Go alone, preferably somewhere remote
You can die horribly on a bike in company in any city around the world, but perhaps being alone somewhere isolated makes the fear a little more tangible. I passed three or four cars in around five hours and as each one passed I wondered if I was more scared of them stopping or not stopping. I’d cycled through the winter months in the dark and finally discovered that I enjoyed the solitude on rural lanes, but out on the hills on my own I felt the the other side of ‘epic’ and I found real fear – of not knowing quite where I was on icy roads I couldn’t cycle on, in a temperature that had me shivering in my layers of wool.

Misjudge elevation, mileage and the weather
Standing in my kitchen, Garmin in hand, my rough 30 miles = 3 hours cycling equation looked feasible and meant I would be back as it got dark. But that doesn’t work when hills are added into the mix, which I *know* but failed to recognise in January due to I don’t know what – perhaps an excess of hygge over Christmas in Denmark? In a similar brain failure, I’d not recognised that although it was ice-free on my sea level road it would be snow covered by the time I’d climbed up into the hills.

Set out after lunch, without having eaten lunch, in winter
In my enthusiasm to enjoy the best of the winter weather I set out around 1pm, after the rain passed. Only I didn’t eat lunch ‘because busy’, thinking that the two cereal bars and the ’emergency’ chocolate pilfered from my son’s Christmas stores would be adequate. This meant I was cycling on my breakfast bowl of porridge for around five hours with three hours of daylight left.
Ensure you’re in an area with no phone reception
In the modern world its now rare to be without internet access, much less a phone signal. Unless you live outside a city in Scotland, where you can enjoy impromptu social media breaks just by leaving the house. I rode for miles without phone reception, stopping to panic and check every few miles as it started to get dark. The little black lines finally reappeared as Torness came into view in the distance. I never thought I’d be pleased to see a nuclear power station, but I could barely contain my delight as I recognised the light in the darkness.

Bad mistakes, I’ve made a few..
If you really want to max out on poor practice you should forget your lights, take no water or extra clothing and leave essential medicines back at base camp. These, at least, I avoided and I had a flask of tea and a fully charged battery pack and associated cables.
Just don’t ask me about the whereabouts of my bike pump that day.
Sounds like something I’d do myself!

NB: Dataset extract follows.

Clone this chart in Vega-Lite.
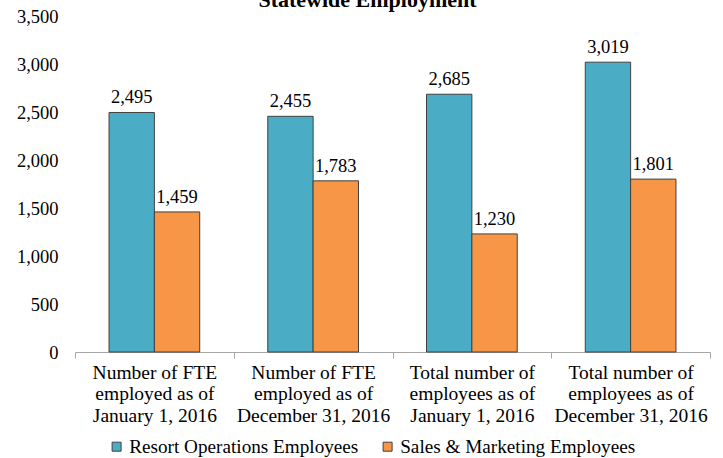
{
  "$schema": "https://vega.github.io/schema/vega-lite/v6.json",
  "autosize": {"type": "none"},
  "width": 635,
  "height": 336,
  "padding": {"left": 75, "top": 16, "right": 13, "bottom": 106},
  "background": "white",
  "config": {
    "view": {"stroke": null},
    "font": "Liberation Serif",
    "axis": {"labelFont": "Liberation Serif", "titleFont": "Liberation Serif"},
    "legend": {"labelFont": "Liberation Serif", "titleFont": "Liberation Serif"},
    "title": {"font": "Liberation Serif"},
    "text": {"font": "Liberation Serif"}
  },
  "title": {
    "text": "Statewide Employment",
    "font": "Liberation Serif",
    "fontSize": 22,
    "fontWeight": "bold",
    "color": "#000000",
    "frame": "group",
    "anchor": "middle",
    "dx": -25,
    "baseline": "alphabetic",
    "offset": -22
  },
  "data": {
    "values": [
      {"category": "Number of FTE\nemployed as of\nJanuary 1, 2016", "series": "Resort Operations Employees", "value": 2495},
      {"category": "Number of FTE\nemployed as of\nJanuary 1, 2016", "series": "Sales & Marketing Employees", "value": 1459},
      {"category": "Number of FTE\nemployed as of\nDecember 31, 2016", "series": "Resort Operations Employees", "value": 2455},
      {"category": "Number of FTE\nemployed as of\nDecember 31, 2016", "series": "Sales & Marketing Employees", "value": 1783},
      {"category": "Total number of\nemployees as of\nJanuary 1, 2016", "series": "Resort Operations Employees", "value": 2685},
      {"category": "Total number of\nemployees as of\nJanuary 1, 2016", "series": "Sales & Marketing Employees", "value": 1230},
      {"category": "Total number of\nemployees as of\nDecember 31, 2016", "series": "Resort Operations Employees", "value": 3019},
      {"category": "Total number of\nemployees as of\nDecember 31, 2016", "series": "Sales & Marketing Employees", "value": 1801}
    ]
  },
  "encoding": {
    "x": {
      "field": "category",
      "type": "nominal",
      "sort": null,
      "scale": {"paddingInner": 0, "paddingOuter": 0},
      "axis": {
        "title": null,
        "labelAngle": 0,
        "labelExpr": "split(datum.label, '\\n')",
        "labelFont": "Liberation Serif",
        "labelFontSize": 19.5,
        "labelColor": "#000000",
        "labelLineHeight": 21.7,
        "labelPadding": 5,
        "labelLimit": 0,
        "tickBand": "extent",
        "tickSize": 6,
        "tickColor": "#a6a6a6",
        "domainColor": "#a6a6a6",
        "grid": false
      }
    },
    "xOffset": {
      "field": "series",
      "type": "nominal",
      "scale": {"paddingInner": 0, "paddingOuter": 0.75}
    },
    "y": {
      "field": "value",
      "type": "quantitative",
      "scale": {"domain": [0, 3500], "nice": false},
      "axis": {
        "title": null,
        "values": [0, 500, 1000, 1500, 2000, 2500, 3000, 3500],
        "format": ",d",
        "domain": false,
        "ticks": false,
        "grid": false,
        "labelPadding": 17,
        "labelFont": "Liberation Serif",
        "labelFontSize": 18.5,
        "labelColor": "#000000"
      }
    }
  },
  "layer": [
    {
      "mark": {"type": "bar", "stroke": "#404040", "strokeWidth": 1},
      "encoding": {
        "color": {
          "field": "series",
          "type": "nominal",
          "scale": {"range": ["#4BACC6", "#F79646"]},
          "legend": {
            "title": null,
            "orient": "none",
            "legendX": 32,
            "legendY": 421,
            "direction": "horizontal",
            "symbolType": "square",
            "symbolSize": 81,
            "symbolStrokeColor": "#404040",
            "symbolStrokeWidth": 1,
            "labelFont": "Liberation Serif",
            "labelFontSize": 19.2,
            "labelColor": "#000000",
            "labelOffset": 3,
            "columnPadding": 19,
            "labelLimit": 0
          }
        }
      }
    },
    {
      "mark": {"type": "text", "baseline": "alphabetic", "dy": -9, "font": "Liberation Serif", "fontSize": 18.5, "color": "#000000"},
      "encoding": {
        "text": {"field": "value", "type": "quantitative", "format": ","}
      }
    }
  ]
}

At least you’re home safe.
I haven’t had a decent adventure on my bike in ages…
Brrrr! I bet it felt great to get home 😉
Weather forecast – check
Food and proper clothing – check
Always know and share precisely where I’m going – maybe less so.
How to keep that edge of epic??
I’ve been pondering the fear/epic balance! I’m not sure you can have one without the other..
I remember cycling through Northumberland, across a hill road on my folding bike pulling my camping trailer. I saw no-one for miles and the thought came to me, if I fell I would be snookered as no-one knew where I was and there was no phone reception. I knew a doctor who came off on a field and broke his neck. lesson learned for me.
A tough one when there is no phone reception. The camping trailer sounds exciting!
its a great piece of kit
Great blog. Reminds me of a particularly horrid ride in Grizedale Forest between Christmas and New Year. Set out too late, discovered the pump was at home with the first puncture, then learnt that those self inflation cannisters don’t work with mountain bikes. No lights, 3 punctures later it was almost completely dark. Two kids getting very scared – trying to push bikes back before all light faded – not a good situation!!!
Eek! Frightening! Do your little ones still talk about it?